Although there are no traditional drums on the album, echoey pitter-patters, distant crackles and rapid oscillations give many of these tracks rhythmic anchors. Most noticeably, “Chances of Surveillance (2019)” and “Sitting On Rocky Streams” have background noises that sound like millions of marbles rolling down a grand staircase. These percussive features of After Dark are largely absent from earlier Forest Management release and add a new dimension to Daniel’s nuanced artistry.
After Dark is not without its weaker moments, though. Mainly, the final track, “All I Know” closes the album as unremarkably as the airy “Seventh Time’s A Charm” opens it, quietly fading out with a pulsing synthesizer. Had these tracks been shorter, they might have worked better as bookends to more engaging songs in between. “All I Know” also feels like an extension of the previous track, “Walk On Broadway,” which revolves around a stuttering two-note melody that is far more effectively executed. On a separate note, the overpowering fiery crackling of the seventh track, “Fake Rose and 24 Karat,” reduces its potential to sounding like a Boards of Canada b-side.
But despite these missteps, After Dark succeeds in honoring La Mer with its exploration of texture over melody. It parallels of Debussy’s emotional complexity all the while managing to exist as its own standalone collection of songs. As the title implies, it’s a nocturnal record that feels meant to be played in solitude late at night.

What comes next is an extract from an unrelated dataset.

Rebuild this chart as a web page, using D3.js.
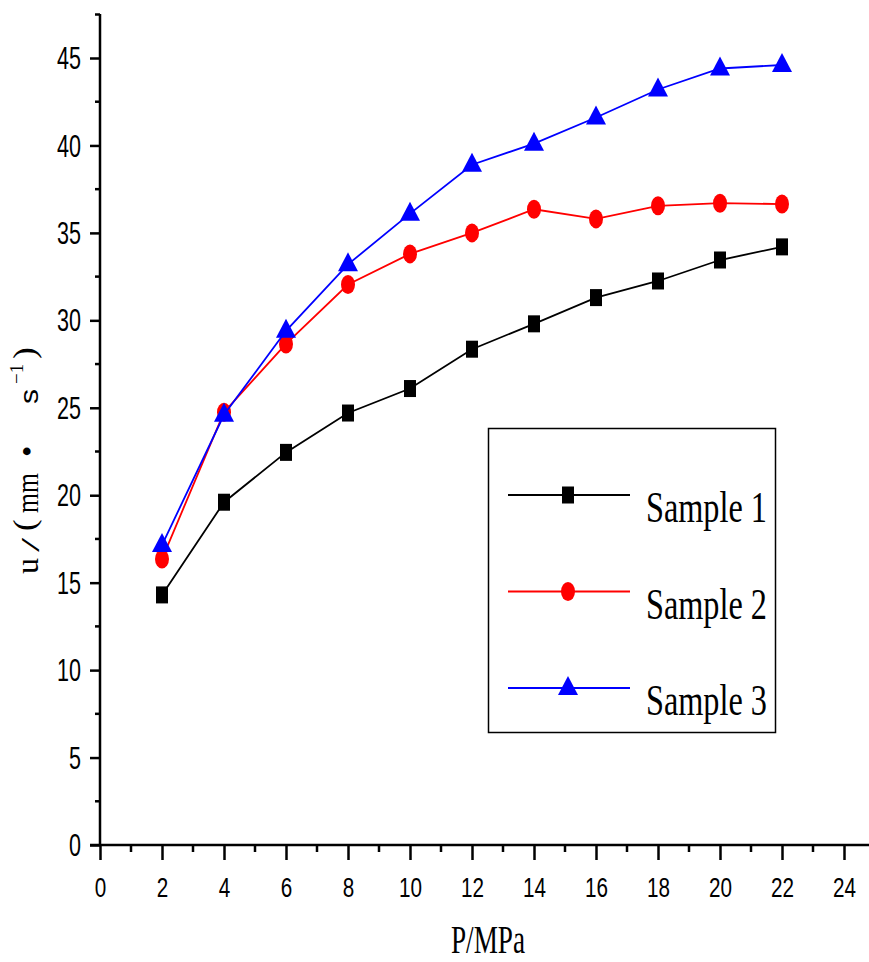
<!DOCTYPE html>
<html>
<head>
<meta charset="utf-8">
<script src="https://cdn.jsdelivr.net/npm/d3@7"></script>
<style>
  body { margin: 0; background: #fff; }
  svg { display: block; }
</style>
</head>
<body>
<svg id="chart" width="869" height="962"></svg>
<script>
// pressure values (MPa)
const pressure = [2, 4, 6, 8, 10, 12, 14, 16, 18, 20, 22];

// burning rate readings per sample
const sample1 = [14.3, 19.6, 22.45, 24.7, 26.1, 28.35, 29.8, 31.3, 32.25, 33.45, 34.2];
const sample2 = [16.35, 24.75, 28.65, 32.05, 33.8, 35.0, 36.35, 35.8, 36.55, 36.7, 36.65];
const sample3 = [17.15, 24.6, 29.4, 33.2, 36.1, 38.9, 40.1, 41.6, 43.2, 44.4, 44.6];

const seriesNames = ["Sample 1", "Sample 2", "Sample 3"];
const seriesColors = ["#000000", "#ff0000", "#0000ff"];
const seriesShapes = ["square", "circle", "triangle"];

const xTicks = [0, 2, 4, 6, 8, 10, 12, 14, 16, 18, 20, 22, 24];
const yTicks = [0, 5, 10, 15, 20, 25, 30, 35, 40, 45];

let svg = d3.select("#chart");

let canvas = {"left": 100, "bottom": 845, "xEnd": 844, "yTop": 58};

let xScale = d3.scaleLinear().domain([0, 24]).range([canvas.left, canvas.xEnd]);
let yScale = d3.scaleLinear().domain([0, 45]).range([canvas.bottom, canvas.yTop]);

const tickFont = "'Liberation Sans', Arial, sans-serif";
const serifFont = "'Liberation Serif', 'DejaVu Serif', serif";

// axes lines
svg.append("line")
  .attr("x1", canvas.left).attr("x2", canvas.left)
  .attr("y1", 14).attr("y2", canvas.bottom)
  .attr("stroke", "black").attr("stroke-width", 2.5);
svg.append("line")
  .attr("x1", canvas.left - 10).attr("x2", 869)
  .attr("y1", canvas.bottom).attr("y2", canvas.bottom)
  .attr("stroke", "black").attr("stroke-width", 2.5);
// top cap on y axis
svg.append("line")
  .attr("x1", canvas.left - 5).attr("x2", canvas.left)
  .attr("y1", 14.5).attr("y2", 14.5)
  .attr("stroke", "black").attr("stroke-width", 2.5);

// y axis
let yAxis = d3.axisLeft(yScale).tickValues(yTicks).tickSize(10).tickPadding(9);
let gy = svg.append("g")
  .attr("transform", `translate(${canvas.left}, 0)`)
  .call(yAxis);
gy.select(".domain").remove();
gy.selectAll(".tick line").attr("stroke-width", 2.5);
gy.selectAll(".tick text")
  .attr("font-family", tickFont)
  .attr("font-size", 32)
  .attr("fill", "black")
  .attr("dy", "0.33em")
  .attr("textLength", d => String(d).length * 12)
  .attr("lengthAdjust", "spacingAndGlyphs");

let yMinor = d3.range(2.5, 46, 5);
svg.append("g").selectAll("line")
  .data(yMinor)
  .join("line")
  .attr("x1", canvas.left - 5).attr("x2", canvas.left)
  .attr("y1", d => yScale(d)).attr("y2", d => yScale(d))
  .attr("stroke", "black").attr("stroke-width", 2.5);

// x axis
let xAxis = d3.axisBottom(xScale).tickValues(xTicks).tickSize(15).tickPadding(17);
let gx = svg.append("g")
  .attr("transform", `translate(0, ${canvas.bottom})`)
  .call(xAxis);
gx.select(".domain").remove();
gx.selectAll(".tick line").attr("stroke-width", 2.5);
gx.selectAll(".tick text")
  .attr("font-family", tickFont)
  .attr("font-size", 28)
  .attr("fill", "black")
  .attr("textLength", d => String(d).length * 11.5)
  .attr("lengthAdjust", "spacingAndGlyphs");

let xMinor = d3.range(1, 24, 2);
svg.append("g").selectAll("line")
  .data(xMinor)
  .join("line")
  .attr("x1", d => xScale(d)).attr("x2", d => xScale(d))
  .attr("y1", canvas.bottom).attr("y2", canvas.bottom + 7)
  .attr("stroke", "black").attr("stroke-width", 2.5);

// x axis title
svg.append("text")
  .attr("x", 451).attr("y", 953)
  .attr("font-family", serifFont)
  .attr("font-size", 40)
  .attr("textLength", 74)
  .attr("lengthAdjust", "spacingAndGlyphs")
  .text("P/MPa");

// y axis title, set glyph by glyph (rotated, wide spacing like the original)
const yTitleParts = [
  {text: "u",  y: 574, bx: 38, size: 32, sx: 1,   sy: 1,    font: serifFont},
  {text: "/",  y: 552, bx: 39, size: 32, sx: 1.6, sy: 0.8,  font: serifFont},
  {text: "(",  y: 531, bx: 35, size: 32, sx: 1.1, sy: 1,    font: serifFont},
  {text: "m",  y: 513, bx: 38, size: 32, sx: 0.8, sy: 1,    font: serifFont},
  {text: "m",  y: 493, bx: 38, size: 32, sx: 0.8, sy: 1,    font: serifFont},
  {text: "•",  y: 457, bx: 38, size: 32, sx: 1,   sy: 1,    font: serifFont},
  {text: "s",  y: 404, bx: 38, size: 25, sx: 1.2, sy: 1,    font: tickFont},
  {text: "−1", y: 384, bx: 23, size: 19, sx: 1,   sy: 1,    font: serifFont},
  {text: ")",  y: 359, bx: 35, size: 32, sx: 1.1, sy: 1,    font: serifFont}
];
let yTitle = svg.append("g");
yTitleParts.forEach(p => {
  yTitle.append("text")
    .attr("transform", `translate(${p.bx}, ${p.y}) rotate(-90) scale(${p.sx}, ${p.sy})`)
    .attr("font-family", p.font)
    .attr("font-size", p.size)
    .text(p.text);
});

// markers
function drawMarker(g, shape, color, cx, cy) {
  if (shape === "square") {
    g.append("rect")
      .attr("x", cx - 6).attr("y", cy - 8.5)
      .attr("width", 12).attr("height", 17)
      .attr("fill", color);
  } else if (shape === "circle") {
    g.append("ellipse")
      .attr("cx", cx).attr("cy", cy)
      .attr("rx", 7).attr("ry", 9.5)
      .attr("fill", color);
  } else {
    g.append("path")
      .attr("d", `M${cx},${cy - 12}L${cx + 10},${cy + 7}L${cx - 10},${cy + 7}Z`)
      .attr("fill", color);
  }
}

const allSeries = [sample1, sample2, sample3];
let line = d3.line().x(d => xScale(d[0])).y(d => yScale(d[1]));

allSeries.forEach((values, i) => {
  let pts = pressure.map((p, j) => [p, values[j]]);
  let g = svg.append("g");
  g.append("path")
    .datum(pts)
    .attr("d", line)
    .attr("fill", "none")
    .attr("stroke", seriesColors[i])
    .attr("stroke-width", 1.8);
  pts.forEach(d => drawMarker(g, seriesShapes[i], seriesColors[i], xScale(d[0]), yScale(d[1])));
});

// legend
let legend = svg.append("g");
legend.append("rect")
  .attr("x", 488.5).attr("y", 428.5)
  .attr("width", 287).attr("height", 304)
  .attr("fill", "white")
  .attr("stroke", "black").attr("stroke-width", 1.5);

seriesNames.forEach((name, i) => {
  let ly = 495 + i * 96.5;
  legend.append("line")
    .attr("x1", 508).attr("x2", 630)
    .attr("y1", ly).attr("y2", ly)
    .attr("stroke", seriesColors[i]).attr("stroke-width", 1.8);
  drawMarker(legend, seriesShapes[i], seriesColors[i], 568, ly);
  legend.append("text")
    .attr("x", 646).attr("y", ly + 27)
    .attr("font-family", serifFont)
    .attr("font-size", 44)
    .attr("textLength", 121)
    .attr("lengthAdjust", "spacingAndGlyphs")
    .text(name);
});
</script>
</body>
</html>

In its vast and possibly sinister spaces of darkness, moments of unexpected wonder and beauty emerge and illuminate the path to safety.
Debussy, by the time he had reached his mature composing style, adopted many ideas from other composers into his own work, including Modest Mussorgsky, whom he described as making music with “successive minute touches mysteriously linked together by means of an instinctive clairvoyance.” In a nutshell, Debussy is describing what makes modern ambient music so engaging and worthwhile. And, on After Dark, Daniel brings that centuries-old musical pursuit, once again, to its natural fruition.